━━━ Exercise input ━━━

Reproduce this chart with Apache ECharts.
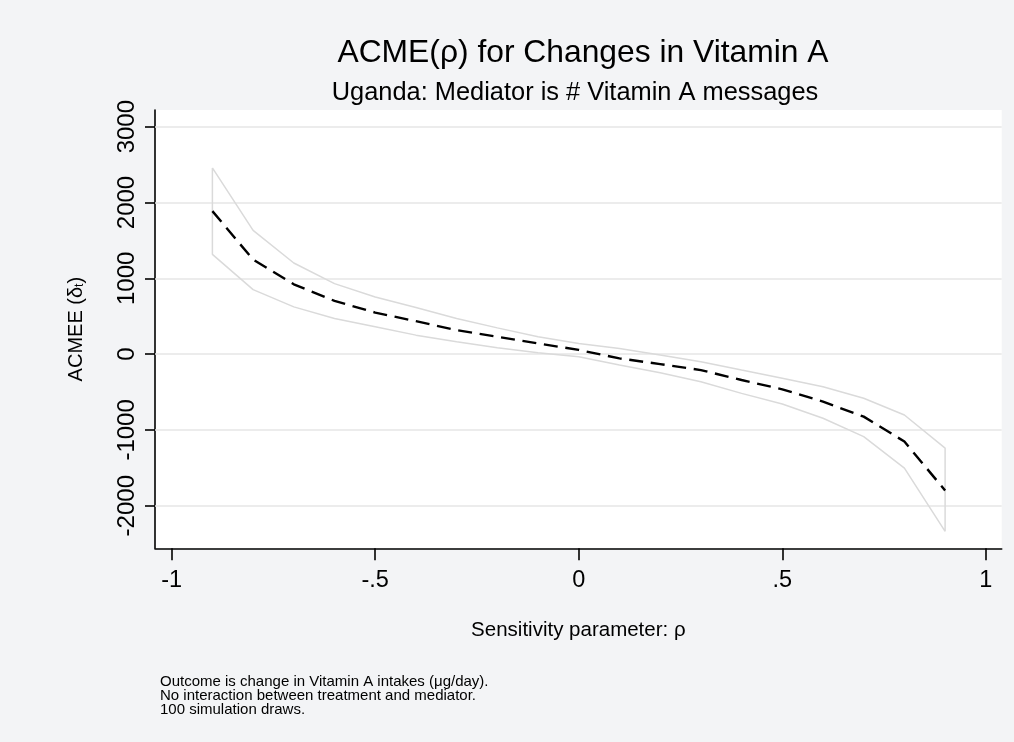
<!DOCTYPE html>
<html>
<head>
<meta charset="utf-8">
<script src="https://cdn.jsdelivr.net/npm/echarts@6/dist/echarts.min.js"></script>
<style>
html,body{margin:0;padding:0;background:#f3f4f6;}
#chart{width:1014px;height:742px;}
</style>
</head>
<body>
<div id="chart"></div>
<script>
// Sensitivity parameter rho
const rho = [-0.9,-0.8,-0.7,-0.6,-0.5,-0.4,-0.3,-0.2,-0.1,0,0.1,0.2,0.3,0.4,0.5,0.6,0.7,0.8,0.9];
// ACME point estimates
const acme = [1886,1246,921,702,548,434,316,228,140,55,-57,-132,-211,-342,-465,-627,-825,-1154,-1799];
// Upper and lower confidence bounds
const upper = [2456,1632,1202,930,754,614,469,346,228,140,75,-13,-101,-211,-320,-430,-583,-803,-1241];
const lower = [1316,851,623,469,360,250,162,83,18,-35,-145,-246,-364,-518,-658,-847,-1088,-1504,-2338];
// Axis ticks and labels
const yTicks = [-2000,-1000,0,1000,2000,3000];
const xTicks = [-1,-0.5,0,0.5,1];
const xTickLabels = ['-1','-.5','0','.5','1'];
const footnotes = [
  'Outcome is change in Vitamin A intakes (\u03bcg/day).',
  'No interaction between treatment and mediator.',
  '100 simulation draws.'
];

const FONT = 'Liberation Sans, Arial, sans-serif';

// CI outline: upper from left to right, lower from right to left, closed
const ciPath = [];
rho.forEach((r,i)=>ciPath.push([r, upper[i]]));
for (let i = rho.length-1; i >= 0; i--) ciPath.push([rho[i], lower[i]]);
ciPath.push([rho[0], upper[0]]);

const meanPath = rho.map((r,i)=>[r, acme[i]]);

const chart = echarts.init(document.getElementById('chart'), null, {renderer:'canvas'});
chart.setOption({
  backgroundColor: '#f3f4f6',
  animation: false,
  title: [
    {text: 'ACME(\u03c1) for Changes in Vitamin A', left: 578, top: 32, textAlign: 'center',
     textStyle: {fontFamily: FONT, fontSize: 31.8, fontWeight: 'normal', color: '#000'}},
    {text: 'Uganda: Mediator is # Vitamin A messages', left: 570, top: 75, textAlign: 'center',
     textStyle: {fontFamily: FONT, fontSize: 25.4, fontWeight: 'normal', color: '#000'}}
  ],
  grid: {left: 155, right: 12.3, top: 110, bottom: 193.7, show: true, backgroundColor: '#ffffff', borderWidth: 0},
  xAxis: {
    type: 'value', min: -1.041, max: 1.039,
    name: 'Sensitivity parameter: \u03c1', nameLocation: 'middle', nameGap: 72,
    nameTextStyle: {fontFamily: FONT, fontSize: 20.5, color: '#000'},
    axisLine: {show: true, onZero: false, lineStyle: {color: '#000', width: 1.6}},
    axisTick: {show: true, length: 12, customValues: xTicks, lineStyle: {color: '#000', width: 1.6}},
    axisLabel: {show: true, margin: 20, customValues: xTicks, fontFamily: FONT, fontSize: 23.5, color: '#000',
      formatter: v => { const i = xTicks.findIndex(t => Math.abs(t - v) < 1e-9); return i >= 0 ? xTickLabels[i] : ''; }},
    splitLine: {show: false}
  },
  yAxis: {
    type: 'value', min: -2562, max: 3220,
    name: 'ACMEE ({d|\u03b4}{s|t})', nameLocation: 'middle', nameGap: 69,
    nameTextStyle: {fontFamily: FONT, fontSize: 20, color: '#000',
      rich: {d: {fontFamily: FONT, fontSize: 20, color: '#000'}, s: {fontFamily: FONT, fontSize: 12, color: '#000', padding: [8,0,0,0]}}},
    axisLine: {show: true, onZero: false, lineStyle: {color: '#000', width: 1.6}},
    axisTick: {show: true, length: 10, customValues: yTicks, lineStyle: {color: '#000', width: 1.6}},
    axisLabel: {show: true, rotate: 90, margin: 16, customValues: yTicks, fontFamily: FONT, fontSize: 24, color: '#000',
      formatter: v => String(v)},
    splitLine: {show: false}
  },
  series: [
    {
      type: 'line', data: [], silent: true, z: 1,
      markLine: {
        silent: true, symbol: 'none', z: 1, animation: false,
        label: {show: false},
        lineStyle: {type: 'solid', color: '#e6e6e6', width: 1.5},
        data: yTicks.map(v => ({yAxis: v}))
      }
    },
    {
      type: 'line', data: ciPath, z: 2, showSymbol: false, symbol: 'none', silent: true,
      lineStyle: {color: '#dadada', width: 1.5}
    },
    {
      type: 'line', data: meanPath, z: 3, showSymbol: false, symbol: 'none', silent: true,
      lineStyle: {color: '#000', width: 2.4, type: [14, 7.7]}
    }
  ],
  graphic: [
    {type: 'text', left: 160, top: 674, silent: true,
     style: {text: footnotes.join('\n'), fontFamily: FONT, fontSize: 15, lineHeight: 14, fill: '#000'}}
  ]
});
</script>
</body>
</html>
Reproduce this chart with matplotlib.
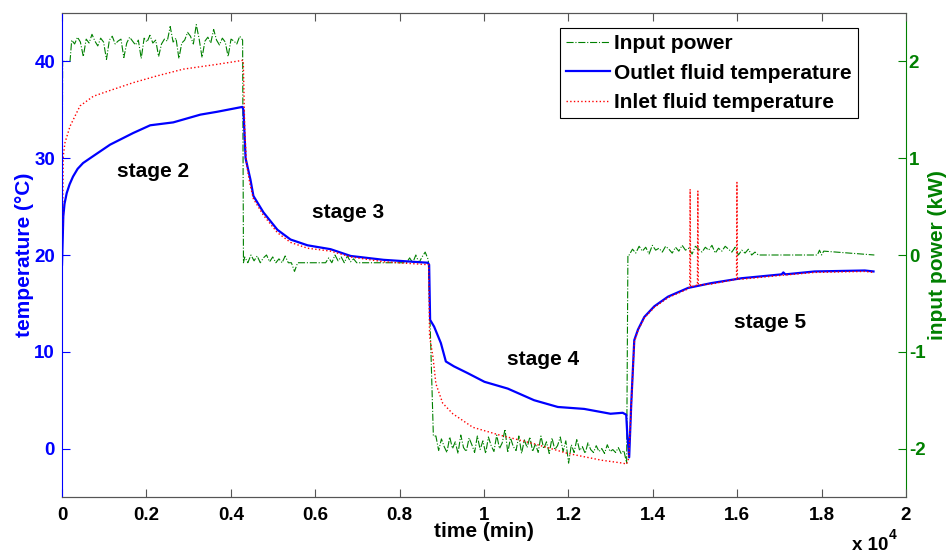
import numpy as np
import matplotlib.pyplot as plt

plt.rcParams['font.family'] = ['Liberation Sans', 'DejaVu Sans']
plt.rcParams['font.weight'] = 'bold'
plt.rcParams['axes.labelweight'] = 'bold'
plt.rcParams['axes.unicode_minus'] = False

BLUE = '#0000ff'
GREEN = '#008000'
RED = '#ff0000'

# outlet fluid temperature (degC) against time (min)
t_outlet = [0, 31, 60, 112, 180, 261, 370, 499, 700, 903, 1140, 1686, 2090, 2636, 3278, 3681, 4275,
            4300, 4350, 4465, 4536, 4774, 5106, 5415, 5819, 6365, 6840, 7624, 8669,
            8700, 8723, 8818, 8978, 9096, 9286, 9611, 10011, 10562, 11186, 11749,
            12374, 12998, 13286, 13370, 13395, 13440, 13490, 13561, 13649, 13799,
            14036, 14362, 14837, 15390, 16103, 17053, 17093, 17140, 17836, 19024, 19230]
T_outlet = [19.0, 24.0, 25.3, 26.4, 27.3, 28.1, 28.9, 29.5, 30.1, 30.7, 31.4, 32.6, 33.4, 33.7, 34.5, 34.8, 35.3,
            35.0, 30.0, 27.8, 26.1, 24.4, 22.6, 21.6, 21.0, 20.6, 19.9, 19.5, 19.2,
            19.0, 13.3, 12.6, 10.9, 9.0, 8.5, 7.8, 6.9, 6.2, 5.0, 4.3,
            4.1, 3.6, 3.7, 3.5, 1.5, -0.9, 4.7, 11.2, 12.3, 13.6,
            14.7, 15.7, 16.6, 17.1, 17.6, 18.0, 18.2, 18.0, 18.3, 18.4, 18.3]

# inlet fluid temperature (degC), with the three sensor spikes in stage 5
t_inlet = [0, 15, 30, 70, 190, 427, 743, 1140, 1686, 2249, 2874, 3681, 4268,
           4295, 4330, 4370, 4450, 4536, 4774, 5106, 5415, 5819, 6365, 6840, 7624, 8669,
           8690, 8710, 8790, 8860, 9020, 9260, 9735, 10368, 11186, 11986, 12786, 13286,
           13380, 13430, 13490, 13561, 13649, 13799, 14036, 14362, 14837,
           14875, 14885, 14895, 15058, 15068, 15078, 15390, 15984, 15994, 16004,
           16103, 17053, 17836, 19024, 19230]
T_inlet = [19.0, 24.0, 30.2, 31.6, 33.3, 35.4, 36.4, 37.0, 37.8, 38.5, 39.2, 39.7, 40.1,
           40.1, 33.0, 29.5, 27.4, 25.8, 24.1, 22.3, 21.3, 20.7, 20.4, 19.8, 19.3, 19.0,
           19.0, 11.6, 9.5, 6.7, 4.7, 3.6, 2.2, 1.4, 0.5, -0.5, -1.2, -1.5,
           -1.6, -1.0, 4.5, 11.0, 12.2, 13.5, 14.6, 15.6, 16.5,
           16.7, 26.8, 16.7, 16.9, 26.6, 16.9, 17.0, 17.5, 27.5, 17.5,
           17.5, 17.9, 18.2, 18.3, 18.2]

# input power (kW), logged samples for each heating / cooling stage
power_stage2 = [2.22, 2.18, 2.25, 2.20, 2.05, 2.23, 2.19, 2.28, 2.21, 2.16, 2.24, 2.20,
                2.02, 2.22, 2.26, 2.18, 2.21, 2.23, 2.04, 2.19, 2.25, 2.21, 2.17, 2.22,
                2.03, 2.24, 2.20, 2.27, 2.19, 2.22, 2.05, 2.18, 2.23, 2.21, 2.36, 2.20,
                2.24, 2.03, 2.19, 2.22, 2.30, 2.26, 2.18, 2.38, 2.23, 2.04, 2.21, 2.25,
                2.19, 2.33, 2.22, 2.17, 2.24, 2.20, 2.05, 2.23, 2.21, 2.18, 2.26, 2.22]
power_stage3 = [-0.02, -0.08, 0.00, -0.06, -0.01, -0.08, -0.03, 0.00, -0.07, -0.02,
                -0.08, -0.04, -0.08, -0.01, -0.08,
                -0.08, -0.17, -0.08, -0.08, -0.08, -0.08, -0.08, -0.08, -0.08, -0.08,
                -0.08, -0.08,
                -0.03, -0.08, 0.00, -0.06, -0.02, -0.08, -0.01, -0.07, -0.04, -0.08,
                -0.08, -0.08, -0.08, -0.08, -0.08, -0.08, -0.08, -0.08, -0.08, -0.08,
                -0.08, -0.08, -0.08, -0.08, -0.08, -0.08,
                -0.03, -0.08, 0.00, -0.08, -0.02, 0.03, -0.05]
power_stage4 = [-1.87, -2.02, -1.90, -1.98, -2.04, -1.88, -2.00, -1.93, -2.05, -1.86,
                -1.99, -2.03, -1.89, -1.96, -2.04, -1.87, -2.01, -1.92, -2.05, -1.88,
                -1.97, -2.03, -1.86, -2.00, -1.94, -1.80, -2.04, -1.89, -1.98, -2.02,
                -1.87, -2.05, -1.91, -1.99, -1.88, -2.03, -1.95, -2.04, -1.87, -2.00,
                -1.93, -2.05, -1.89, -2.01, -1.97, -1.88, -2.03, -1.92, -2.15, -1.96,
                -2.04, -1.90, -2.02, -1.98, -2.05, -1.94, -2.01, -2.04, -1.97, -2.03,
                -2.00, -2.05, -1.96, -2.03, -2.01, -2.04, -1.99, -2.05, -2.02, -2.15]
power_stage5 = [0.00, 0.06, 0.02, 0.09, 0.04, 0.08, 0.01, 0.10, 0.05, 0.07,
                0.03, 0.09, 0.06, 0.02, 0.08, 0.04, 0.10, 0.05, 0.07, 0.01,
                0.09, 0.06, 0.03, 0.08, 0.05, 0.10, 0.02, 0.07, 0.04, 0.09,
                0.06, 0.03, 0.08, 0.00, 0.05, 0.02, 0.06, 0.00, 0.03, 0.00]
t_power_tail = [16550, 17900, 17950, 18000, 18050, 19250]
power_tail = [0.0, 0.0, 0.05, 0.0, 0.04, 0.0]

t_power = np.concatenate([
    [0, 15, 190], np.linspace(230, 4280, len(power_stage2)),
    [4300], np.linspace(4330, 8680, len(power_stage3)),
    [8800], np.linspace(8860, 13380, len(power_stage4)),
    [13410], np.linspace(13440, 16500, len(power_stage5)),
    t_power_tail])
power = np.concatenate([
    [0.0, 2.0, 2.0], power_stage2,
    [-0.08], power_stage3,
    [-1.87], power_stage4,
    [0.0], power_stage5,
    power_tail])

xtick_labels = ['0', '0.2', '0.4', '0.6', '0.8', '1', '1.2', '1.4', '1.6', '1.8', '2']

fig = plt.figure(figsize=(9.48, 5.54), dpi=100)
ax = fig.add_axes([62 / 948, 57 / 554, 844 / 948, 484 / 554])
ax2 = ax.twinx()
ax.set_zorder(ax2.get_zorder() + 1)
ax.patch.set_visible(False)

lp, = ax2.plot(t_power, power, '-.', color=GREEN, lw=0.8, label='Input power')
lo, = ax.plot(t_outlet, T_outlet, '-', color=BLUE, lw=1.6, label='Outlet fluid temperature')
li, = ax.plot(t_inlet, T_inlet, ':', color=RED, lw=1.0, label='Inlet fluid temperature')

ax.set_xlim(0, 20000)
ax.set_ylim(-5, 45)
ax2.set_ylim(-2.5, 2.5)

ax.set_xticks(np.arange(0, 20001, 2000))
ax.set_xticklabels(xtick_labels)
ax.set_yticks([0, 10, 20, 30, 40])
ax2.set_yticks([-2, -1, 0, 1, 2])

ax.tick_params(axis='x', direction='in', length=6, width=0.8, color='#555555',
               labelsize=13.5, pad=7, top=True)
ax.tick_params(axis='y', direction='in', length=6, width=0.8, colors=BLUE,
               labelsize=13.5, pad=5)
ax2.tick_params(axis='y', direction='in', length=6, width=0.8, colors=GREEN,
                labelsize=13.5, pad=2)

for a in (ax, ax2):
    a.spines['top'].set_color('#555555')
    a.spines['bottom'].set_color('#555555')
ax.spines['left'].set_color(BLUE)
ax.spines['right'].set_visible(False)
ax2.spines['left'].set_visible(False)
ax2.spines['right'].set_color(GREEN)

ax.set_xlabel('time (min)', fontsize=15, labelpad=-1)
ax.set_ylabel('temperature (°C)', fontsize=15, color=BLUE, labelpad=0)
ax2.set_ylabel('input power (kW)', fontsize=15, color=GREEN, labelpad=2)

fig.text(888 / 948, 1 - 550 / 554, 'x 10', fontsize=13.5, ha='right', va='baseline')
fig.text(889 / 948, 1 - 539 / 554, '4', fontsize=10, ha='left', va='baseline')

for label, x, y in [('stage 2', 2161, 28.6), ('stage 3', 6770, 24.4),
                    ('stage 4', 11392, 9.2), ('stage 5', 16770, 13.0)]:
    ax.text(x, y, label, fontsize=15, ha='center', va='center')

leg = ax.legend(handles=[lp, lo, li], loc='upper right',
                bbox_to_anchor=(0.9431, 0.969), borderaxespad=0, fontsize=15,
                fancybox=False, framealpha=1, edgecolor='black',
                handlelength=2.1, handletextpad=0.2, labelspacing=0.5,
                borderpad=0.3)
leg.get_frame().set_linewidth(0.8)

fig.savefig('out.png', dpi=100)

━━━

• [Exercise directions]
Make an exact copy of the lines from the one with "Reproduce this chart with matplotlib." through the one with "plt.rcParams['axes.unicode_minus'] = False", both ends in, and nothing else. Drop every picture.

• [Final answer]
Reproduce this chart with matplotlib.
import numpy as np
import matplotlib.pyplot as plt

plt.rcParams['font.family'] = ['Liberation Sans', 'DejaVu Sans']
plt.rcParams['font.weight'] = 'bold'
plt.rcParams['axes.labelweight'] = 'bold'
plt.rcParams['axes.unicode_minus'] = False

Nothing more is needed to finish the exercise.